>>>>
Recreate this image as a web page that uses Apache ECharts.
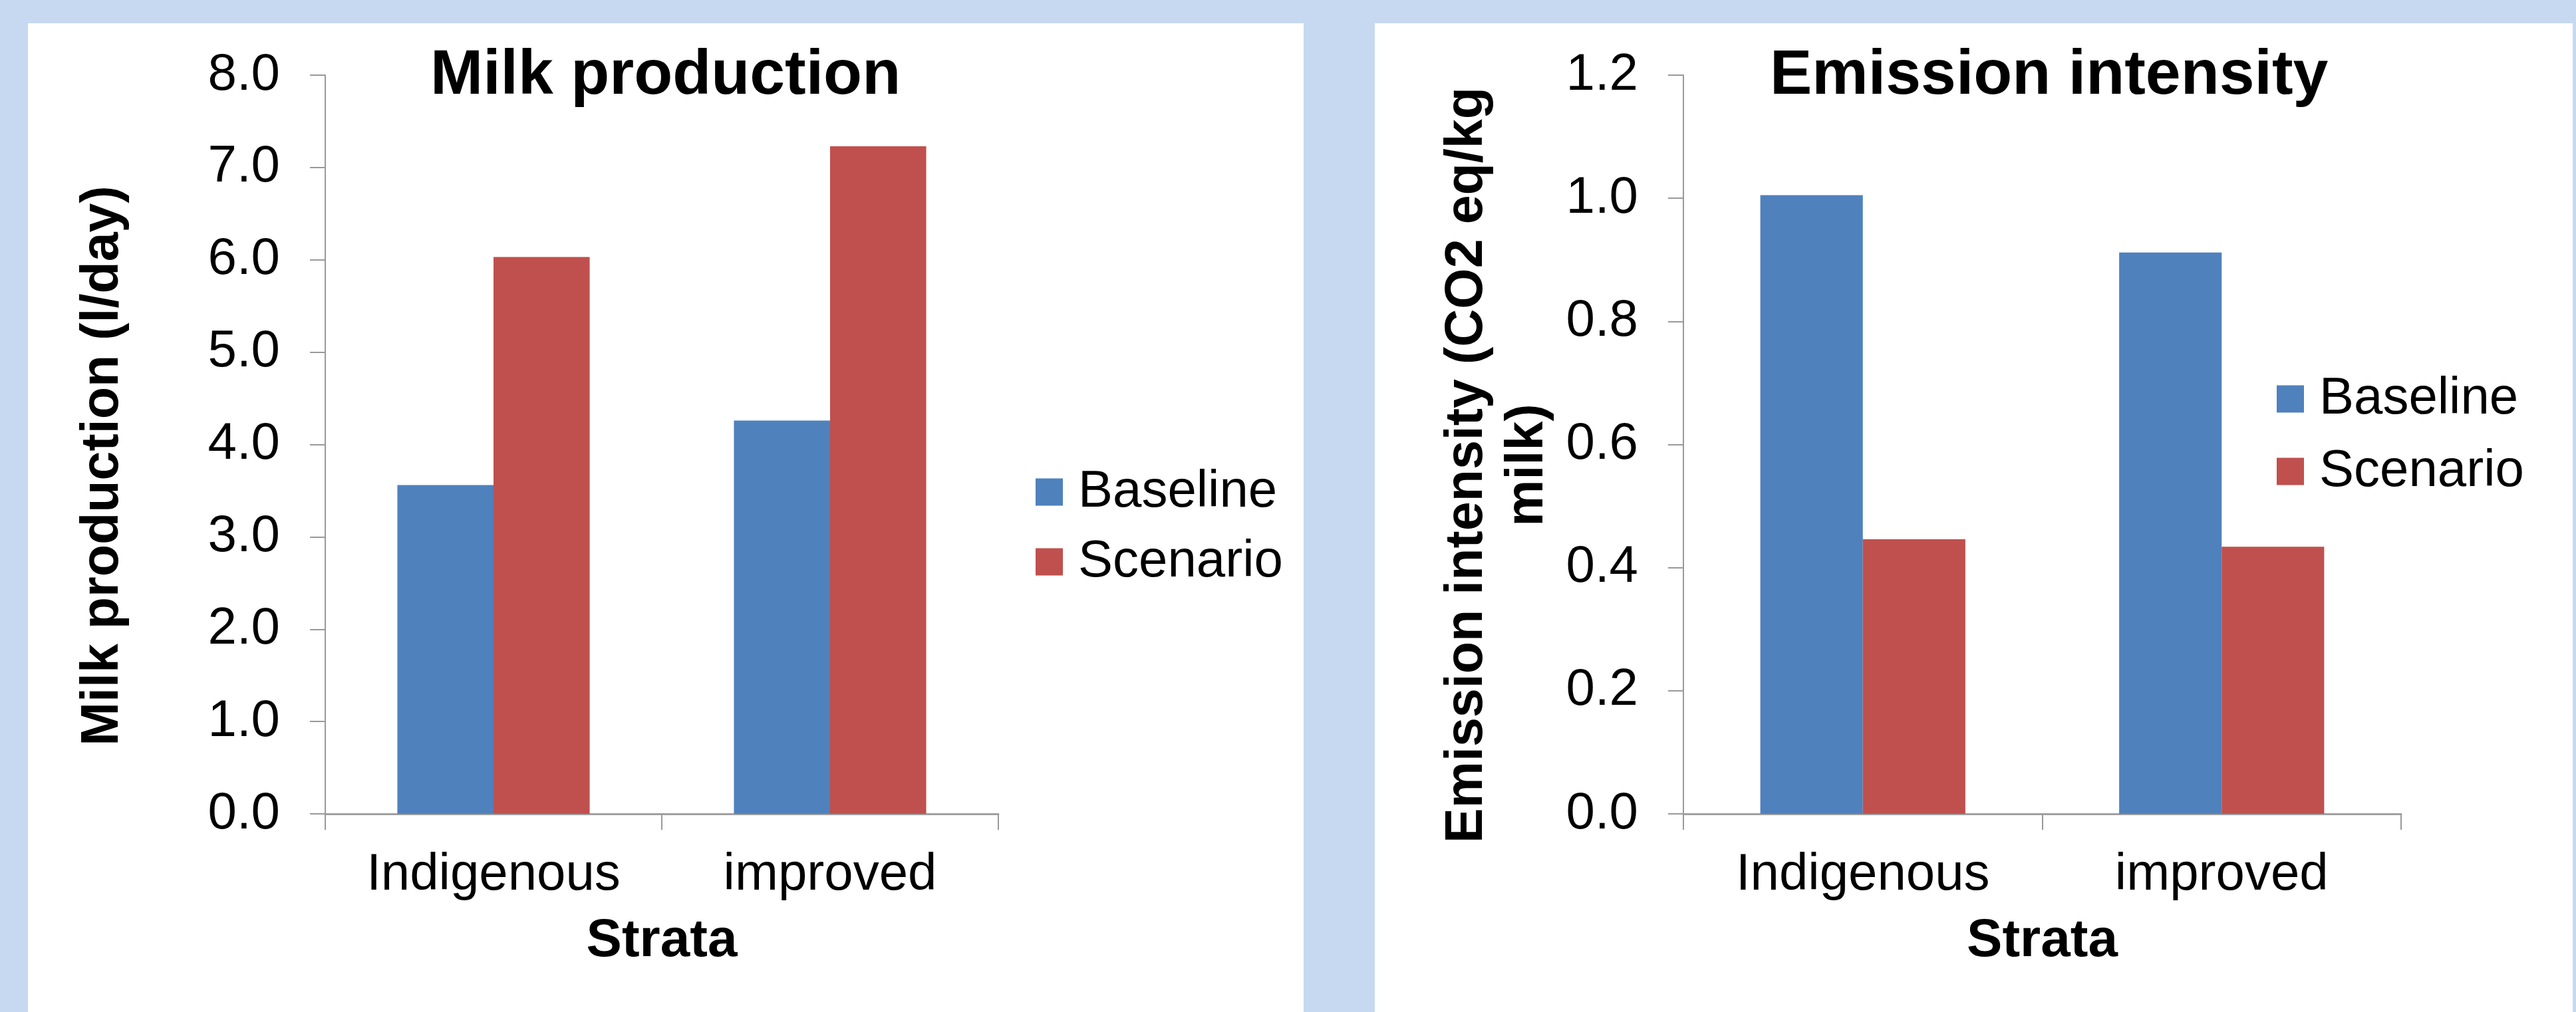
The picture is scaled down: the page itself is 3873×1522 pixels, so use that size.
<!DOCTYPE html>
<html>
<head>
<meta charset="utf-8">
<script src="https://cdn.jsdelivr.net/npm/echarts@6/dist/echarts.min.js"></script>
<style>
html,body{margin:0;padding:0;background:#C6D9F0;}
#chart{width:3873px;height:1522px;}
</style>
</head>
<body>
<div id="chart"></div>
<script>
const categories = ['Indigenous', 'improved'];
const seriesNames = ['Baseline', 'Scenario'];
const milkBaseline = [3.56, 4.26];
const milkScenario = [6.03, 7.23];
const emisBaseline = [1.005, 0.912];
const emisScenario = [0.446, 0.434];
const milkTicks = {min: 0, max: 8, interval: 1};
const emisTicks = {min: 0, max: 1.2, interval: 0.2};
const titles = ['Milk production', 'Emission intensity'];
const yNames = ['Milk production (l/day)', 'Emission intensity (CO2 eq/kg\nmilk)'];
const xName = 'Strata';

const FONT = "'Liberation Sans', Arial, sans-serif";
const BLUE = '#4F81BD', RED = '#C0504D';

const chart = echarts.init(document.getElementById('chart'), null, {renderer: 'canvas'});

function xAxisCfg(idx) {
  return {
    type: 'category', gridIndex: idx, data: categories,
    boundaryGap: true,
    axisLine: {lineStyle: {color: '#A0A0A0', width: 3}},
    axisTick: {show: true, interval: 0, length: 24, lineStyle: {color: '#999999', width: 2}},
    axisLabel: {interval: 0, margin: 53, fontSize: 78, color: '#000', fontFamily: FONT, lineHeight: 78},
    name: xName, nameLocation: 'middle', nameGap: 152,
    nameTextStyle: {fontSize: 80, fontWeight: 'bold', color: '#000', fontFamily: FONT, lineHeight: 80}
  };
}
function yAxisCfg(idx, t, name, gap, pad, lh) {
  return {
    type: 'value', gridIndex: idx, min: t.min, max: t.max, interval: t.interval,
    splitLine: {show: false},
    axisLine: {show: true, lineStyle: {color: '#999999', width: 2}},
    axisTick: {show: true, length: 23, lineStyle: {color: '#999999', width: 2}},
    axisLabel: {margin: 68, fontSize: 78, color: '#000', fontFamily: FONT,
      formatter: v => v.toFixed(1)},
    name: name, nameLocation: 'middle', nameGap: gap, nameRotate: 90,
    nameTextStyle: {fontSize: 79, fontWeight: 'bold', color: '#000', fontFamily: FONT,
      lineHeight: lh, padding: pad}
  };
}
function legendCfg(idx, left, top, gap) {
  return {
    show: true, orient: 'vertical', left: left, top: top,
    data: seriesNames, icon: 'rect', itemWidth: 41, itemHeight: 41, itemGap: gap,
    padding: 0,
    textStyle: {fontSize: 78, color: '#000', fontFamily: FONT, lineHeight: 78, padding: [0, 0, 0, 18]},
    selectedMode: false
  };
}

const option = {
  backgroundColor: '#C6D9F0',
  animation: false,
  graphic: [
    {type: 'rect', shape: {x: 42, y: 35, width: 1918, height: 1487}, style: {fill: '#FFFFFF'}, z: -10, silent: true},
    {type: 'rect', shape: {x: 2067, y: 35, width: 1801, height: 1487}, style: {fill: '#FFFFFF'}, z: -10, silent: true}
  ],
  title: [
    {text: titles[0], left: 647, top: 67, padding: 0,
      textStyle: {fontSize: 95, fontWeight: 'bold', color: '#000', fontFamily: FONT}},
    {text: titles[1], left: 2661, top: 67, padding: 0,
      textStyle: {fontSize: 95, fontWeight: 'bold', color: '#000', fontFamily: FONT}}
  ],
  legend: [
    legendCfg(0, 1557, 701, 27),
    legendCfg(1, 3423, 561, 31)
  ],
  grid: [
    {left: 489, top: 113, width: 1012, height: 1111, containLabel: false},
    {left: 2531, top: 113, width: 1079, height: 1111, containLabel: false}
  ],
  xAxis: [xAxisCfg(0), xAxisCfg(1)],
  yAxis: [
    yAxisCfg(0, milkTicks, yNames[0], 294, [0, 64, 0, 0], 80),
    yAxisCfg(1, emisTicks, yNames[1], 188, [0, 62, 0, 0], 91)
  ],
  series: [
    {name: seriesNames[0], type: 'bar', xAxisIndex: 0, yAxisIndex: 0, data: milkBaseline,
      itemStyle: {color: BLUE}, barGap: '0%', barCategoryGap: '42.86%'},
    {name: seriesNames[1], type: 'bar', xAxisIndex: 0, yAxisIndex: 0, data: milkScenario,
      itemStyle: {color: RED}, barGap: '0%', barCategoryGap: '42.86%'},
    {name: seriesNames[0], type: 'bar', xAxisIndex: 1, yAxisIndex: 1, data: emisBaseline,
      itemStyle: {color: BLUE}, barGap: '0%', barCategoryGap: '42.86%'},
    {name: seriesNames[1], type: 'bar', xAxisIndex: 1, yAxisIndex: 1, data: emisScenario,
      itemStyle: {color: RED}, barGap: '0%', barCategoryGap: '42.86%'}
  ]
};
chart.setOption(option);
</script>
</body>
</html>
<<<<
WHAT THE TASK REQUIRES:
Pull out every line containing "page".

FINISHED ANSWER:
Recreate this image as a web page that uses Apache ECharts.
The picture is scaled down: the page itself is 3873×1522 pixels, so use that size.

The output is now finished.